While this does work in most cases, these can be overloaded/duplicated/invalid. 
This can result in correlation errors leading to mistrust when correlating to
datasets such as telemetry and configuration.  I'm leaning more towards adding a
correlation unique ID (maybe associated array if needed) that enables us to 
correctly
correlate between the related datasets (telemetry, configuration, SDN 
controllers).


===
 
Besides the above comments, I also have one more question regarding the idea of 
using the new Local-Rib instance peer.
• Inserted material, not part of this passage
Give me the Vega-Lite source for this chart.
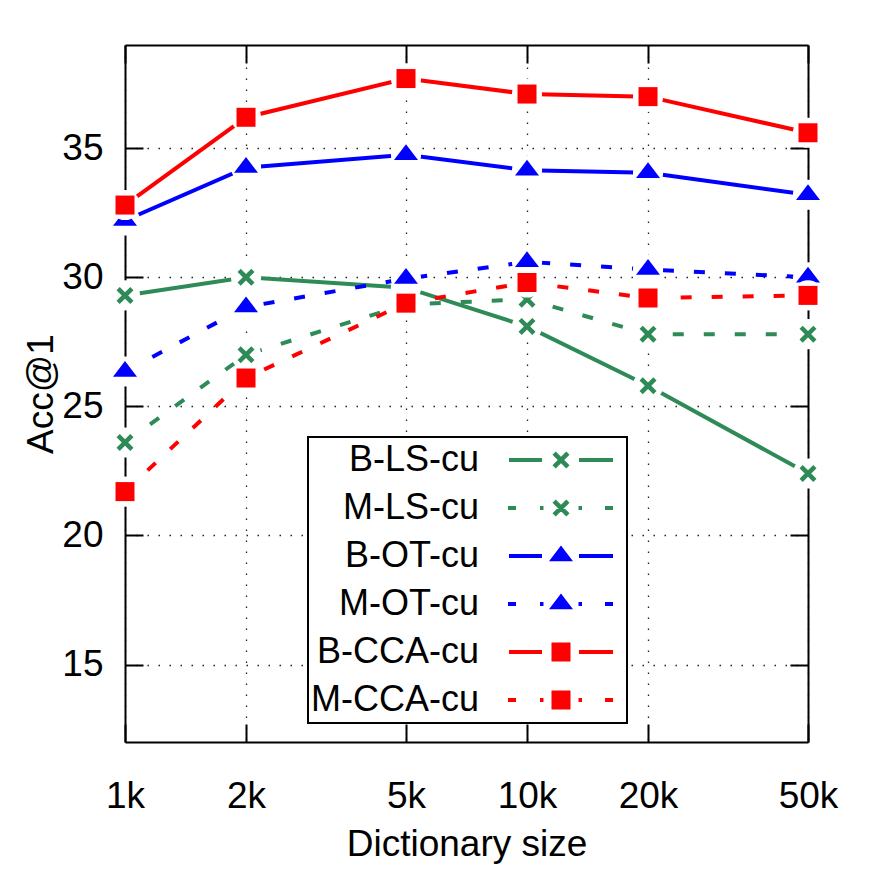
{
 "$schema": "https://vega.github.io/schema/vega-lite/v6.json",
 "width": 683,
 "height": 697,
 "autosize": {"type": "none"},
 "padding": {"left": 125, "top": 45, "right": 64, "bottom": 130},
 "background": "white",
 "config": {
  "view": {"stroke": null},
  "font": "Liberation Sans",
  "axis": {
   "labelFont": "Liberation Sans", "labelFontSize": 37, "labelColor": "black",
   "titleFont": "Liberation Sans", "titleFontSize": 37, "titleFontWeight": "normal", "titleColor": "black",
   "tickColor": "black", "tickWidth": 2, "tickSize": -18,
   "domainColor": "black", "domainWidth": 2,
   "gridColor": "#222", "gridDash": [1.5, 9.5], "gridWidth": 1.3, "gridOpacity": 1,
   "labelFlush": false, "labelOverlap": false, "labelBound": false
  },
  "legend": {
   "labelFont": "Liberation Sans", "labelFontSize": 36, "labelColor": "black", "labelLimit": 400,
   "labelAlign": "right", "labelOffset": -100, "symbolOffset": 230,
   "symbolSize": 400, "symbolStrokeWidth": 0, "symbolOpacity": 1,
   "rowPadding": 12, "padding": 5,
   "strokeColor": "black", "strokeWidth": 2, "fillColor": "white", "cornerRadius": 0
  }
 },
 "data": {"values": [
  {"size": 1000, "s": "B-LS-cu", "acc": 29.3},
  {"size": 2000, "s": "B-LS-cu", "acc": 30.0},
  {"size": 5000, "s": "B-LS-cu", "acc": 29.6},
  {"size": 10000, "s": "B-LS-cu", "acc": 28.1},
  {"size": 20000, "s": "B-LS-cu", "acc": 25.8},
  {"size": 50000, "s": "B-LS-cu", "acc": 22.4},
  {"size": 1000, "s": "M-LS-cu", "acc": 23.6},
  {"size": 2000, "s": "M-LS-cu", "acc": 27.0},
  {"size": 5000, "s": "M-LS-cu", "acc": 28.95},
  {"size": 10000, "s": "M-LS-cu", "acc": 29.15},
  {"size": 20000, "s": "M-LS-cu", "acc": 27.8},
  {"size": 50000, "s": "M-LS-cu", "acc": 27.8},
  {"size": 1000, "s": "B-OT-cu", "acc": 32.2},
  {"size": 2000, "s": "B-OT-cu", "acc": 34.25},
  {"size": 5000, "s": "B-OT-cu", "acc": 34.75},
  {"size": 10000, "s": "B-OT-cu", "acc": 34.15},
  {"size": 20000, "s": "B-OT-cu", "acc": 34.05},
  {"size": 50000, "s": "B-OT-cu", "acc": 33.2},
  {"size": 1000, "s": "M-OT-cu", "acc": 26.35},
  {"size": 2000, "s": "M-OT-cu", "acc": 28.85},
  {"size": 5000, "s": "M-OT-cu", "acc": 29.95},
  {"size": 10000, "s": "M-OT-cu", "acc": 30.6},
  {"size": 20000, "s": "M-OT-cu", "acc": 30.3},
  {"size": 50000, "s": "M-OT-cu", "acc": 30.0},
  {"size": 1000, "s": "B-CCA-cu", "acc": 32.8},
  {"size": 2000, "s": "B-CCA-cu", "acc": 36.2},
  {"size": 5000, "s": "B-CCA-cu", "acc": 37.7},
  {"size": 10000, "s": "B-CCA-cu", "acc": 37.1},
  {"size": 20000, "s": "B-CCA-cu", "acc": 37.0},
  {"size": 50000, "s": "B-CCA-cu", "acc": 35.6},
  {"size": 1000, "s": "M-CCA-cu", "acc": 21.7},
  {"size": 2000, "s": "M-CCA-cu", "acc": 26.1},
  {"size": 5000, "s": "M-CCA-cu", "acc": 29.0},
  {"size": 10000, "s": "M-CCA-cu", "acc": 29.8},
  {"size": 20000, "s": "M-CCA-cu", "acc": 29.2},
  {"size": 50000, "s": "M-CCA-cu", "acc": 29.3}
 ]},
 "encoding": {
  "x": {"field": "size", "type": "quantitative", "scale": {"type": "log", "domain": [1000, 50000], "nice": false}, "axis": null},
  "y": {"field": "acc", "type": "quantitative", "scale": {"domain": [12, 39], "nice": false, "zero": false}, "axis": null}
 },
 "layer": [
  {
   "transform": [{"filter": "datum.acc > 1000"}],
   "mark": {"type": "point", "filled": true, "opacity": 1},
   "encoding": {
    "x": {"field": "size", "type": "quantitative", "scale": {"type": "log", "domain": [1000, 50000], "nice": false},
     "axis": {"orient": "bottom", "values": [1000, 2000, 5000, 10000, 20000, 50000], "labelExpr": "datum.value / 1000 + 'k'",
      "title": "Dictionary size", "grid": true, "labelBaseline": "alphabetic", "labelPadding": 83,
      "titleX": 341.5, "titleY": 113, "titleBaseline": "alphabetic", "titleAnchor": null}},
    "y": {"field": "acc", "type": "quantitative", "scale": {"domain": [12, 39], "nice": false, "zero": false},
     "axis": {"orient": "left", "values": [15, 20, 25, 30, 35], "title": "Acc@1", "grid": true,
      "labelPadding": 40, "labelBaseline": "middle", "titleX": -73, "titleY": 348.5, "titleAngle": 270, "titleBaseline": "alphabetic", "titleAlign": "center", "titleAnchor": null}},
    "color": {"field": "s", "type": "nominal",
     "scale": {"domain": ["B-LS-cu", "M-LS-cu", "B-OT-cu", "M-OT-cu", "B-CCA-cu", "M-CCA-cu"], "range": ["#2e8b57", "#2e8b57", "#0000ff", "#0000ff", "#ff0000", "#ff0000"]},
     "legend": {"orient": "none", "legendX": 183, "legendY": 392, "title": null}},
    "shape": {"field": "s", "type": "nominal",
     "scale": {"domain": ["B-LS-cu", "M-LS-cu", "B-OT-cu", "M-OT-cu", "B-CCA-cu", "M-CCA-cu"],
      "range": [
       "M6.1,0M-5.2,-0.2H-1.9V0.2H-5.2ZM1.8,-0.2H5.2V0.2H1.8ZM-0.527,-0.85L0.85,0.527L0.527,0.85L-0.85,-0.527ZM0.85,-0.527L-0.527,0.85L-0.85,0.527L0.527,-0.85Z",
       "M6.1,0M-5.3,-0.2H-4.5V0.2H-5.3ZM-2.1,-0.2H-1.75V0.2H-2.1ZM1.75,-0.2H2.1V0.2H1.75ZM4.4,-0.2H5.2V0.2H4.4ZM-0.527,-0.85L0.85,0.527L0.527,0.85L-0.85,-0.527ZM0.85,-0.527L-0.527,0.85L-0.85,0.527L0.527,-0.85Z",
       "M6.1,0M-5.2,-0.2H-1.9V0.2H-5.2ZM1.8,-0.2H5.2V0.2H1.8ZM0,-1.05L1.2,0.52L-1.2,0.52Z",
       "M6.1,0M-5.3,-0.2H-4.5V0.2H-5.3ZM-2.1,-0.2H-1.75V0.2H-2.1ZM1.75,-0.2H2.1V0.2H1.75ZM4.4,-0.2H5.2V0.2H4.4ZM0,-1.05L1.2,0.52L-1.2,0.52Z",
       "M6.1,0M-5.2,-0.2H-1.9V0.2H-5.2ZM1.8,-0.2H5.2V0.2H1.8ZM-0.95,-0.95H0.95V0.95H-0.95Z",
       "M6.1,0M-5.3,-0.2H-4.5V0.2H-5.3ZM-2.1,-0.2H-1.75V0.2H-2.1ZM1.75,-0.2H2.1V0.2H1.75ZM4.4,-0.2H5.2V0.2H4.4ZM-0.95,-0.95H0.95V0.95H-0.95Z"
      ]},
     "legend": {"orient": "none", "legendX": 183, "legendY": 392, "title": null}}
   }
  },
  {
   "transform": [{"filter": "datum.acc > 1000"}],
   "mark": {"type": "point", "opacity": 1},
   "encoding": {
    "x": {"field": "size", "type": "quantitative", "scale": {"type": "log", "domain": [1000, 50000], "nice": false},
     "axis": {"orient": "top", "values": [1000, 2000, 5000, 10000, 20000, 50000], "labels": false, "title": null, "grid": false}},
    "y": {"field": "acc", "type": "quantitative", "scale": {"domain": [12, 39], "nice": false, "zero": false},
     "axis": {"orient": "right", "values": [15, 20, 25, 30, 35], "labels": false, "title": null, "grid": false}}
   }
  },
  {
   "transform": [{"filter": "datum.s === 'B-LS-cu'"}],
   "layer": [
    {"mark": {"type": "line", "color": "#2e8b57", "strokeWidth": 4}, "encoding": {}},
    {"mark": {"type": "point", "shape": "circle", "filled": true, "color": "white", "size": 908, "opacity": 1, "strokeWidth": 0}},
    {"mark": {"type": "point", "shape": "M-0.527,-0.85L0.85,0.527L0.527,0.85L-0.85,-0.527ZM0.85,-0.527L-0.527,0.85L-0.85,0.527L0.527,-0.85Z", "filled": true, "color": "#2e8b57", "size": 400, "opacity": 1, "strokeWidth": 0}}
   ]
  },
  {
   "transform": [{"filter": "datum.s === 'M-LS-cu'"}],
   "layer": [
    {"mark": {"type": "line", "color": "#2e8b57", "strokeWidth": 4, "strokeDash": [11, 20]}, "encoding": {}},
    {"mark": {"type": "point", "shape": "circle", "filled": true, "color": "white", "size": 908, "opacity": 1, "strokeWidth": 0}},
    {"mark": {"type": "point", "shape": "M-0.527,-0.85L0.85,0.527L0.527,0.85L-0.85,-0.527ZM0.85,-0.527L-0.527,0.85L-0.85,0.527L0.527,-0.85Z", "filled": true, "color": "#2e8b57", "size": 400, "opacity": 1, "strokeWidth": 0}}
   ]
  },
  {
   "transform": [{"filter": "datum.s === 'B-OT-cu'"}],
   "layer": [
    {"mark": {"type": "line", "color": "#0000ff", "strokeWidth": 4}, "encoding": {}},
    {"mark": {"type": "point", "shape": "circle", "filled": true, "color": "white", "size": 908, "opacity": 1, "strokeWidth": 0}},
    {"mark": {"type": "point", "shape": "M0,-1.05L1.2,0.52L-1.2,0.52Z", "filled": true, "color": "#0000ff", "size": 400, "opacity": 1, "strokeWidth": 0}}
   ]
  },
  {
   "transform": [{"filter": "datum.s === 'M-OT-cu'"}],
   "layer": [
    {"mark": {"type": "line", "color": "#0000ff", "strokeWidth": 4, "strokeDash": [11, 20]}, "encoding": {}},
    {"mark": {"type": "point", "shape": "circle", "filled": true, "color": "white", "size": 908, "opacity": 1, "strokeWidth": 0}},
    {"mark": {"type": "point", "shape": "M0,-1.05L1.2,0.52L-1.2,0.52Z", "filled": true, "color": "#0000ff", "size": 400, "opacity": 1, "strokeWidth": 0}}
   ]
  },
  {
   "transform": [{"filter": "datum.s === 'B-CCA-cu'"}],
   "layer": [
    {"mark": {"type": "line", "color": "#ff0000", "strokeWidth": 4}, "encoding": {}},
    {"mark": {"type": "point", "shape": "circle", "filled": true, "color": "white", "size": 908, "opacity": 1, "strokeWidth": 0}},
    {"mark": {"type": "point", "shape": "M-0.95,-0.95H0.95V0.95H-0.95Z", "filled": true, "color": "#ff0000", "size": 400, "opacity": 1, "strokeWidth": 0}}
   ]
  },
  {
   "transform": [{"filter": "datum.s === 'M-CCA-cu'"}],
   "layer": [
    {"mark": {"type": "line", "color": "#ff0000", "strokeWidth": 4, "strokeDash": [11, 20]}, "encoding": {}},
    {"mark": {"type": "point", "shape": "circle", "filled": true, "color": "white", "size": 908, "opacity": 1, "strokeWidth": 0}},
    {"mark": {"type": "point", "shape": "M-0.95,-0.95H0.95V0.95H-0.95Z", "filled": true, "color": "#ff0000", "size": 400, "opacity": 1, "strokeWidth": 0}}
   ]
  }
 ],
 "resolve": {"axis": {"x": "independent", "y": "independent"}}
}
Different peers are emulated for 
different VRF instances and for different address families.  Although it’s 
mentioned in Section 6.1.1 that different peers are emulated for multiple 
address families of the same local-rib, there is currently no flag in the per 
peer header indicating address family (Previously, in RFC7854, the flag V in 
the per peer header is used to distinguish IPv4 and IPv6). So can the authors 
explain how to distinguish different address families in both peer up/down 
notifications for the emulated peers?
 

<tievens> That's an incorrect understanding of the V flag. The V flag,
as defined in RFC7854, DOES NOT represent the afi/safi's conveyed.  The
V flag only represents the transport session address family. This is why
it is only IPv4 or IPv6 as those are the only transport address families
currently used. It directly is used when decoding the address within the
BMP peer header.  In other words, the V flag only indicates if the peer
header address is IPv4 or IPv6, not the BGP update message families.